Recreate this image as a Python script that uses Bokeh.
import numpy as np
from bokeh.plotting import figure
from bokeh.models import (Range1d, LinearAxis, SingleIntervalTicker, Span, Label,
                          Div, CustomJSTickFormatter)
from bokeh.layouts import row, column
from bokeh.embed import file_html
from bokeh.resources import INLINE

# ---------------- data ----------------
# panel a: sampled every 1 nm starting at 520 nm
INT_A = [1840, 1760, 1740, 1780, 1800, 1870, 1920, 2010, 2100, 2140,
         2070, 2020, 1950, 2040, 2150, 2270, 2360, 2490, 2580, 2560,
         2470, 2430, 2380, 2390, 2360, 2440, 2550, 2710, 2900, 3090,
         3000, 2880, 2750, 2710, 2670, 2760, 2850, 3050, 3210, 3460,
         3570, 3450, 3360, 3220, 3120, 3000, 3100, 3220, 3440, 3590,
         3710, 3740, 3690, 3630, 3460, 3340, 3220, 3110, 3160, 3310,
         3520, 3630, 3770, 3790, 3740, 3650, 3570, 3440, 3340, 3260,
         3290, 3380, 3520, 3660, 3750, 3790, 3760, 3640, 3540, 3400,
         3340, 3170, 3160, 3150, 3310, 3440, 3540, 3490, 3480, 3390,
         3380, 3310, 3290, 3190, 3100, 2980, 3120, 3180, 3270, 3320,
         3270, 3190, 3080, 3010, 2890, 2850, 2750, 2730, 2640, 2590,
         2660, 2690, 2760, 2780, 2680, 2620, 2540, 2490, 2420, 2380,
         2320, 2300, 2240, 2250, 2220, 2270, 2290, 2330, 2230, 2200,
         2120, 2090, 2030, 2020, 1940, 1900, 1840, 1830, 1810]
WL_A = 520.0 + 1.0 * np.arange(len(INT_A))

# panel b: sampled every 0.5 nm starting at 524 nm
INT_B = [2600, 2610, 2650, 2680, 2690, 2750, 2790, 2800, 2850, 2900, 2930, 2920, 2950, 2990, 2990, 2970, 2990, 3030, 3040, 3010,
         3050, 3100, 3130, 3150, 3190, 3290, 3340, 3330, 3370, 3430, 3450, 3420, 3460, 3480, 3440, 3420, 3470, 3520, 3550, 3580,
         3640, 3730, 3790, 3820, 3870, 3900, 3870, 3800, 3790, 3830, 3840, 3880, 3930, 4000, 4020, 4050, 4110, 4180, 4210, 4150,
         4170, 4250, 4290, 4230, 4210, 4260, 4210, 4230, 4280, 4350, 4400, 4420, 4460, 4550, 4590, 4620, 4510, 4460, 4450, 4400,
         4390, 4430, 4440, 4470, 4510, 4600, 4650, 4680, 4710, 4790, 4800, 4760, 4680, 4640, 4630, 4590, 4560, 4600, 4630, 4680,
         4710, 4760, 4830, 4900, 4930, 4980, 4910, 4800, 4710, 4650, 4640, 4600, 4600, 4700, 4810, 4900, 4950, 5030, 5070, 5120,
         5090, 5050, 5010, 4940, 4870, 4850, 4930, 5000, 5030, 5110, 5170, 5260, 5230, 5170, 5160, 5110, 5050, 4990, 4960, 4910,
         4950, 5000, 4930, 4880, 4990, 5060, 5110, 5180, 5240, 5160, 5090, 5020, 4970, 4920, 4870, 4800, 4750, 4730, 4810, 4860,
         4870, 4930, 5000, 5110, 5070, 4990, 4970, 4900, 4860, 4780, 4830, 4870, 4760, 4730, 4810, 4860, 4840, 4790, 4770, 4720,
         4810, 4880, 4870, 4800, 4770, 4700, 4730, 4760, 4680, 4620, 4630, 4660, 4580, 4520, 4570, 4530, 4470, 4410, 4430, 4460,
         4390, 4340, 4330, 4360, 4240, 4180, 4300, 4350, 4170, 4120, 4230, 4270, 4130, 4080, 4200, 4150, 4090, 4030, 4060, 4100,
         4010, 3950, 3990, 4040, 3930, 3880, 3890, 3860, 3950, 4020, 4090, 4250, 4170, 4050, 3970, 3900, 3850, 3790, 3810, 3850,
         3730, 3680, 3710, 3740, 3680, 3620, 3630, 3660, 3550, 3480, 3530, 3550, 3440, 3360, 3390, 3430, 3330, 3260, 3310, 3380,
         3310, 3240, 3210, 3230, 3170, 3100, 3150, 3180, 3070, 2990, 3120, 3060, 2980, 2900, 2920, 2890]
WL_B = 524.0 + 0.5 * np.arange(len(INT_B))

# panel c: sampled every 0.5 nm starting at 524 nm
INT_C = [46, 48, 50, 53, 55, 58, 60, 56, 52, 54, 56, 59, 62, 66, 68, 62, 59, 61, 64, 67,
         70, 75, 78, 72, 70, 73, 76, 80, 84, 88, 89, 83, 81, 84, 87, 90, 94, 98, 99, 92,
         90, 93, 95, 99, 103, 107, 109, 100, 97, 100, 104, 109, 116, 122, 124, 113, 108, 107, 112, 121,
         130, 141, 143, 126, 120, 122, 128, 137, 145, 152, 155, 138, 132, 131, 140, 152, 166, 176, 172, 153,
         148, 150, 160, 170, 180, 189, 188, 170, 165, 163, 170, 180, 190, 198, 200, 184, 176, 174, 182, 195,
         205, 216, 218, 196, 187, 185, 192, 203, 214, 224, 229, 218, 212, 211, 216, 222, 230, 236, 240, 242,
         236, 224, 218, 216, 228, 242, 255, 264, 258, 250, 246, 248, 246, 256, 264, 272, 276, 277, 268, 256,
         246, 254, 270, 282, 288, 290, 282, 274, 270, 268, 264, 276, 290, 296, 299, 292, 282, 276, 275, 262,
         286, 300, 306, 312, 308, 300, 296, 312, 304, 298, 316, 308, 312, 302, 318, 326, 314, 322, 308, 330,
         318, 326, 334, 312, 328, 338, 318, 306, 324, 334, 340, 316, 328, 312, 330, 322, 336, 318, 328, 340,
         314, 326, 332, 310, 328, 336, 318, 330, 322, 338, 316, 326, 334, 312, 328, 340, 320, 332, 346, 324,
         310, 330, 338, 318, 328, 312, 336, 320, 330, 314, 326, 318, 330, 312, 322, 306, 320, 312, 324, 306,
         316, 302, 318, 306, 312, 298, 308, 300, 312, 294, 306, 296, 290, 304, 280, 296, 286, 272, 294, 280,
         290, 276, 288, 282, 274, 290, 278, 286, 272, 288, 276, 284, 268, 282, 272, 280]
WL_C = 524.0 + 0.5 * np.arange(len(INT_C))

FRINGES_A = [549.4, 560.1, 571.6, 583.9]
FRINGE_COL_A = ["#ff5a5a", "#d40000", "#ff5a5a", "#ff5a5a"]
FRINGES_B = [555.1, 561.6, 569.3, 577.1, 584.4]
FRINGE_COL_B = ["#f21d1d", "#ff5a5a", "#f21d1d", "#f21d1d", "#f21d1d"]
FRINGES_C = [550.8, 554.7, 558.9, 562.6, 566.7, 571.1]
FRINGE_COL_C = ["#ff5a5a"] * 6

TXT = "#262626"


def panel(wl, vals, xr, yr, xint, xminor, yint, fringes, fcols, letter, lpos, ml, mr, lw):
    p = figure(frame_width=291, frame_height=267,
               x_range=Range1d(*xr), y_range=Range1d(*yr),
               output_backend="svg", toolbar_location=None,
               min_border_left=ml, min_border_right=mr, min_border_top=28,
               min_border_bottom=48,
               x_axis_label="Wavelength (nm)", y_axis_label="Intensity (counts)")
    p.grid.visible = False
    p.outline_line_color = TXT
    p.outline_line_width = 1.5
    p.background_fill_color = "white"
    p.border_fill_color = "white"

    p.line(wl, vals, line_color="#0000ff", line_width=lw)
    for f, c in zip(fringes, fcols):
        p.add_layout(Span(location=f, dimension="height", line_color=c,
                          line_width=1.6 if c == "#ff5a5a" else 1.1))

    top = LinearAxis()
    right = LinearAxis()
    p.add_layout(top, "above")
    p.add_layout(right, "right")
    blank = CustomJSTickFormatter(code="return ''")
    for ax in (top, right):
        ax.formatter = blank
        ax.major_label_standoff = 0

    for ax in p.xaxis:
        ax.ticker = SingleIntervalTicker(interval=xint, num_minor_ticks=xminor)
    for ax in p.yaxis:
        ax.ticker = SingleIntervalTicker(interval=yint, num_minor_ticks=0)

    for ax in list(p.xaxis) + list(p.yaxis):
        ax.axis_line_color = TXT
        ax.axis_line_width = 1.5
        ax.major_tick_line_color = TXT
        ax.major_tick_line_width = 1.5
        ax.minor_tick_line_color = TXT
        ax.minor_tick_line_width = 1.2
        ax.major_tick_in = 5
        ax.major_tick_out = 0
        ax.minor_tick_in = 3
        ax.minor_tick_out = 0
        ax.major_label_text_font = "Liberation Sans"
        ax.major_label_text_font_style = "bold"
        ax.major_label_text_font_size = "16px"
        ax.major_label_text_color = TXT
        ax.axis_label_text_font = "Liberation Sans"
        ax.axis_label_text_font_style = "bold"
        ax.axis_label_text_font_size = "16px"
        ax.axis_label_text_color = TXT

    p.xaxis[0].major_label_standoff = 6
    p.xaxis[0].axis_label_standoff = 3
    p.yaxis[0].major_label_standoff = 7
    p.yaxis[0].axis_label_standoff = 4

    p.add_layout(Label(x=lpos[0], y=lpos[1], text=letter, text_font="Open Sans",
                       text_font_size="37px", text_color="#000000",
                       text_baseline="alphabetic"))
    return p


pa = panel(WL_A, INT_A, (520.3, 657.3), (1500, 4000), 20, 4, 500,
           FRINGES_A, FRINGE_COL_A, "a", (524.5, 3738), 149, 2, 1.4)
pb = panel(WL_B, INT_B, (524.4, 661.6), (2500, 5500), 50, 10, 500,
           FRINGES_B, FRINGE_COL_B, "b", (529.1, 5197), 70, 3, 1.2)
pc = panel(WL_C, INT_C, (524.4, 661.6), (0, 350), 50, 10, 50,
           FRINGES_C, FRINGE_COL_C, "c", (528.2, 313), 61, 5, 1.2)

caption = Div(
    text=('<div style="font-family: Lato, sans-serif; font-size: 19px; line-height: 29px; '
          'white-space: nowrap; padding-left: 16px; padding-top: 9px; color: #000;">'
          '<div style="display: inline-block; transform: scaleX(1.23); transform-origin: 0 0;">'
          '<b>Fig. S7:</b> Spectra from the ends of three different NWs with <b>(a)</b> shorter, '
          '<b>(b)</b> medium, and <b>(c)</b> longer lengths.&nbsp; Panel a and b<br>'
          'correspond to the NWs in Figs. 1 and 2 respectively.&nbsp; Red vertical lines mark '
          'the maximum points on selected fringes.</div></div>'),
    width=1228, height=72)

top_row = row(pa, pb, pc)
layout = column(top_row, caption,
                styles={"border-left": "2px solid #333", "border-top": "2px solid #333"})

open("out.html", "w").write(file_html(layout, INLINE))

_____

- Objective
Copy, please, exactly the lines that start at the first line of the data and end at the line containing "from bokeh.resources import INLINE", both kept and no others.

- Exercise result
Recreate this image as a Python script that uses Bokeh.
import numpy as np
from bokeh.plotting import figure
from bokeh.models import (Range1d, LinearAxis, SingleIntervalTicker, Span, Label,
                          Div, CustomJSTickFormatter)
from bokeh.layouts import row, column
from bokeh.embed import file_html
from bokeh.resources import INLINE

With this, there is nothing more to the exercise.